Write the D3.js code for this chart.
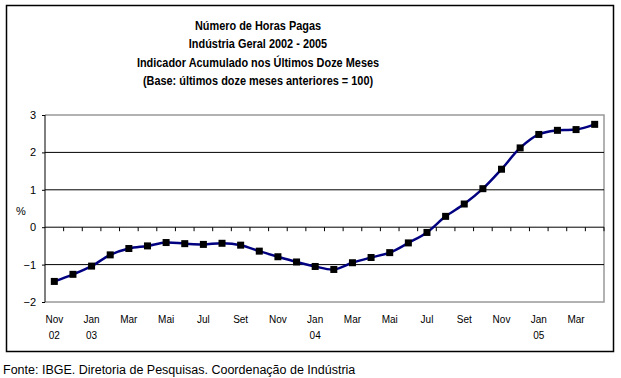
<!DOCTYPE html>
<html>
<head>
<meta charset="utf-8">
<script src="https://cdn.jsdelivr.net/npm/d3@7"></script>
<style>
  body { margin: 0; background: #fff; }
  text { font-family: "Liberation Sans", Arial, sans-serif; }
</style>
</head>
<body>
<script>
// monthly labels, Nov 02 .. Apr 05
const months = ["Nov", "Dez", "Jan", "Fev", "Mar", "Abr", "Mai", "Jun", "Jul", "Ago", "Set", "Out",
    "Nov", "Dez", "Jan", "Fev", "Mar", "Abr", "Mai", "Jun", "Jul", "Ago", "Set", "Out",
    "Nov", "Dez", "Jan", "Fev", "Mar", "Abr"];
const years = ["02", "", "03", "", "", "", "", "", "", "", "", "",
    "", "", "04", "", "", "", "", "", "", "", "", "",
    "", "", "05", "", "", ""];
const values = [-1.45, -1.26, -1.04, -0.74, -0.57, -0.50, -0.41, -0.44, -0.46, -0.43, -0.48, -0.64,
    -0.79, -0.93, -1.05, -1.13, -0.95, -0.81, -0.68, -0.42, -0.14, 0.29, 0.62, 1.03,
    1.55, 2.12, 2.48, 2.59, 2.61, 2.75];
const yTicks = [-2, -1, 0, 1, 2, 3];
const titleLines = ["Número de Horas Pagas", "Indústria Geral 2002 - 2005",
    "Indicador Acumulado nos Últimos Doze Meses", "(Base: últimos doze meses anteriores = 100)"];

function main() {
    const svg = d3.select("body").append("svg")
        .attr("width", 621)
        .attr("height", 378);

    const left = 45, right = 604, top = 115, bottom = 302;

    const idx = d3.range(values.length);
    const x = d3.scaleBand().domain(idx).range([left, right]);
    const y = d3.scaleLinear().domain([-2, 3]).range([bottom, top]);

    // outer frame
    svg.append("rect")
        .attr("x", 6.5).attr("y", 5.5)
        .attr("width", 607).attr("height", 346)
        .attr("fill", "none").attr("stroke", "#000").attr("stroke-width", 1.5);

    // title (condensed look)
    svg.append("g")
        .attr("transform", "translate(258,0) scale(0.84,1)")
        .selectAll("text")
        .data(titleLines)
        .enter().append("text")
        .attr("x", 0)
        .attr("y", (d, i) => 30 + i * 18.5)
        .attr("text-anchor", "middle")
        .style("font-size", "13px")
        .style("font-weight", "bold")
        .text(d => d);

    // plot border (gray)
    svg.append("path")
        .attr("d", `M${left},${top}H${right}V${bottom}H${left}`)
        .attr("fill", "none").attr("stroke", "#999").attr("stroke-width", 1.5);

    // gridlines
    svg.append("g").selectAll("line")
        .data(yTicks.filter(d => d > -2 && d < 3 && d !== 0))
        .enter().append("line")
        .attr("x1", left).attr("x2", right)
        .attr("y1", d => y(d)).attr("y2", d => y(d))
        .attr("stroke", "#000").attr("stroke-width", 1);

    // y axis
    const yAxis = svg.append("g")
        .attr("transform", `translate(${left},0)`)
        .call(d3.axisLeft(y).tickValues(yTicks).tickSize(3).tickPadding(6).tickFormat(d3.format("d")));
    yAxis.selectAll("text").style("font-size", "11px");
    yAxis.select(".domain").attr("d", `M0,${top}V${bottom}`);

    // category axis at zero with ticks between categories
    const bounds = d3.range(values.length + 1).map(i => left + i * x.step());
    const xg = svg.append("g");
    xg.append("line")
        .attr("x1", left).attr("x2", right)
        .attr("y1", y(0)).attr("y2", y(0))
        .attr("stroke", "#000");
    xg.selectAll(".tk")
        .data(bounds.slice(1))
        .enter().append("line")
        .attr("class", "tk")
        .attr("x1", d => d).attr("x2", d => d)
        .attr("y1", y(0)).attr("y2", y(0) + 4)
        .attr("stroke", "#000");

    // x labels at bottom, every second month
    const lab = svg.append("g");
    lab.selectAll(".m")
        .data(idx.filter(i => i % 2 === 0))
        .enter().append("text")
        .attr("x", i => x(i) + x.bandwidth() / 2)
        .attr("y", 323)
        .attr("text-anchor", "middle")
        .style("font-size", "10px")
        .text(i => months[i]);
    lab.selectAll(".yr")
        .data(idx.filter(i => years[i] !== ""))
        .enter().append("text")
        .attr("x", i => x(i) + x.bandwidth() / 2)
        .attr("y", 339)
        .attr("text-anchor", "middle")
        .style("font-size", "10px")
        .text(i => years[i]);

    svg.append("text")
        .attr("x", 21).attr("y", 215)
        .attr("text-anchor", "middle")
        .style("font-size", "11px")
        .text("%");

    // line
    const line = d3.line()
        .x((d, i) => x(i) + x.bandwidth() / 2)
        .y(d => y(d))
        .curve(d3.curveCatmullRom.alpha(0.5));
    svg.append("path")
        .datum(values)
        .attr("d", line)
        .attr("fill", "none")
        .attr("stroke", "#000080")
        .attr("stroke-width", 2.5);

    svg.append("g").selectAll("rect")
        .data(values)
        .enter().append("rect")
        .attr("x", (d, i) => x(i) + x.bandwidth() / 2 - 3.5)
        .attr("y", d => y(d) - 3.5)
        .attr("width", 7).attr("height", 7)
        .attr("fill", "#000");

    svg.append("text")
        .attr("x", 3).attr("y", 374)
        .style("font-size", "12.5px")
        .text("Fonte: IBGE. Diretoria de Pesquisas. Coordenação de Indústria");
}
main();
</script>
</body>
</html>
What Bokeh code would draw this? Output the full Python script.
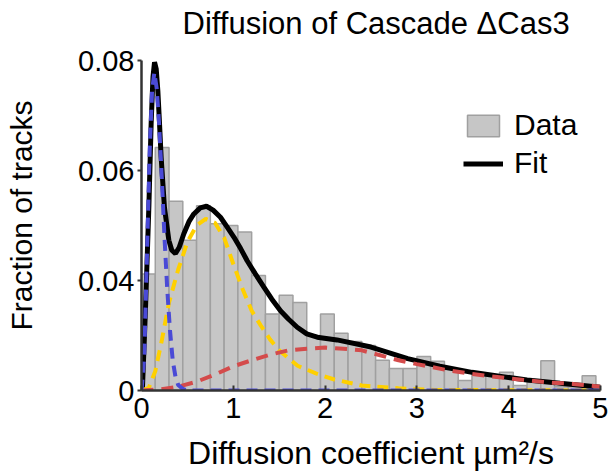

▬▬▬

## GOAL OF THE EXERCISE
Transcribe the records verbatim and omit the images.

## FULL ANSWER
Write the D3.js code for this chart.
<!DOCTYPE html>
<html>
<head>
<meta charset="utf-8">
<script src="https://cdn.jsdelivr.net/npm/d3@7"></script>
<style>
  body { margin: 0; background: #fff; }
  text { font-family: "Liberation Sans", Arial, sans-serif; }
</style>
</head>
<body>
<script>
// monthly labels, Nov 02 .. Apr 05
const months = ["Nov", "Dez", "Jan", "Fev", "Mar", "Abr", "Mai", "Jun", "Jul", "Ago", "Set", "Out",
    "Nov", "Dez", "Jan", "Fev", "Mar", "Abr", "Mai", "Jun", "Jul", "Ago", "Set", "Out",
    "Nov", "Dez", "Jan", "Fev", "Mar", "Abr"];
const years = ["02", "", "03", "", "", "", "", "", "", "", "", "",
    "", "", "04", "", "", "", "", "", "", "", "", "",
    "", "", "05", "", "", ""];
const values = [-1.45, -1.26, -1.04, -0.74, -0.57, -0.50, -0.41, -0.44, -0.46, -0.43, -0.48, -0.64,
    -0.79, -0.93, -1.05, -1.13, -0.95, -0.81, -0.68, -0.42, -0.14, 0.29, 0.62, 1.03,
    1.55, 2.12, 2.48, 2.59, 2.61, 2.75];
const yTicks = [-2, -1, 0, 1, 2, 3];
const titleLines = ["Número de Horas Pagas", "Indústria Geral 2002 - 2005",
    "Indicador Acumulado nos Últimos Doze Meses", "(Base: últimos doze meses anteriores = 100)"];

function main() {
    const svg = d3.select("body").append("svg")
        .attr("width", 621)
        .attr("height", 378);

    const left = 45, right = 604, top = 115, bottom = 302;

    const idx = d3.range(values.length);
    const x = d3.scaleBand().domain(idx).range([left, right]);
    const y = d3.scaleLinear().domain([-2, 3]).range([bottom, top]);

    // outer frame
    svg.append("rect")
        .attr("x", 6.5).attr("y", 5.5)
        .attr("width", 607).attr("height", 346)
        .attr("fill", "none").attr("stroke", "#000").attr("stroke-width", 1.5);

    // title (condensed look)
    svg.append("g")
        .attr("transform", "translate(258,0) scale(0.84,1)")
        .selectAll("text")
        .data(titleLines)
        .enter().append("text")
        .attr("x", 0)
        .attr("y", (d, i) => 30 + i * 18.5)
        .attr("text-anchor", "middle")
        .style("font-size", "13px")
        .style("font-weight", "bold")
        .text(d => d);

    // plot border (gray)
    svg.append("path")
        .attr("d", `M${left},${top}H${right}V${bottom}H${left}`)
        .attr("fill", "none").attr("stroke", "#999").attr("stroke-width", 1.5);

    // gridlines
    svg.append("g").selectAll("line")
        .data(yTicks.filter(d => d > -2 && d < 3 && d !== 0))
        .enter().append("line")
        .attr("x1", left).attr("x2", right)
        .attr("y1", d => y(d)).attr("y2", d => y(d))
        .attr("stroke", "#000").attr("stroke-width", 1);

    // y axis
    const yAxis = svg.append("g")
        .attr("transform", `translate(${left},0)`)
        .call(d3.axisLeft(y).tickValues(yTicks).tickSize(3).tickPadding(6).tickFormat(d3.format("d")));
    yAxis.selectAll("text").style("font-size", "11px");
    yAxis.select(".domain").attr("d", `M0,${top}V${bottom}`);

    // category axis at zero with ticks between categories
    const bounds = d3.range(values.length + 1).map(i => left + i * x.step());
    const xg = svg.append("g");
    xg.append("line")
        .attr("x1", left).attr("x2", right)
        .attr("y1", y(0)).attr("y2", y(0))
        .attr("stroke", "#000");
    xg.selectAll(".tk")
        .data(bounds.slice(1))
        .enter().append("line")
        .attr("class", "tk")
        .attr("x1", d => d).attr("x2", d => d)
        .attr("y1", y(0)).attr("y2", y(0) + 4)
        .attr("stroke", "#000");

    // x labels at bottom, every second month
    const lab = svg.append("g");
    lab.selectAll(".m")
        .data(idx.filter(i => i % 2 === 0))
        .enter().append("text")
        .attr("x", i => x(i) + x.bandwidth() / 2)
        .attr("y", 323)
        .attr("text-anchor", "middle")
        .style("font-size", "10px")
        .text(i => months[i]);
    lab.selectAll(".yr")
        .data(idx.filter(i => years[i] !== ""))
        .enter().append("text")
        .attr("x", i => x(i) + x.bandwidth() / 2)
        .attr("y", 339)
        .attr("text-anchor", "middle")
        .style("font-size", "10px")
        .text(i => years[i]);

    svg.append("text")
        .attr("x", 21).attr("y", 215)
        .attr("text-anchor", "middle")
        .style("font-size", "11px")
        .text("%");

    // line
    const line = d3.line()
        .x((d, i) => x(i) + x.bandwidth() / 2)
        .y(d => y(d))
        .curve(d3.curveCatmullRom.alpha(0.5));
    svg.append("path")
        .datum(values)
        .attr("d", line)
        .attr("fill", "none")
        .attr("stroke", "#000080")
        .attr("stroke-width", 2.5);

    svg.append("g").selectAll("rect")
        .data(values)
        .enter().append("rect")
        .attr("x", (d, i) => x(i) + x.bandwidth() / 2 - 3.5)
        .attr("y", d => y(d) - 3.5)
        .attr("width", 7).attr("height", 7)
        .attr("fill", "#000");

    svg.append("text")
        .attr("x", 3).attr("y", 374)
        .style("font-size", "12.5px")
        .text("Fonte: IBGE. Diretoria de Pesquisas. Coordenação de Indústria");
}
main();
</script>
</body>
</html>
What Bokeh code would draw this? Output the full Python script.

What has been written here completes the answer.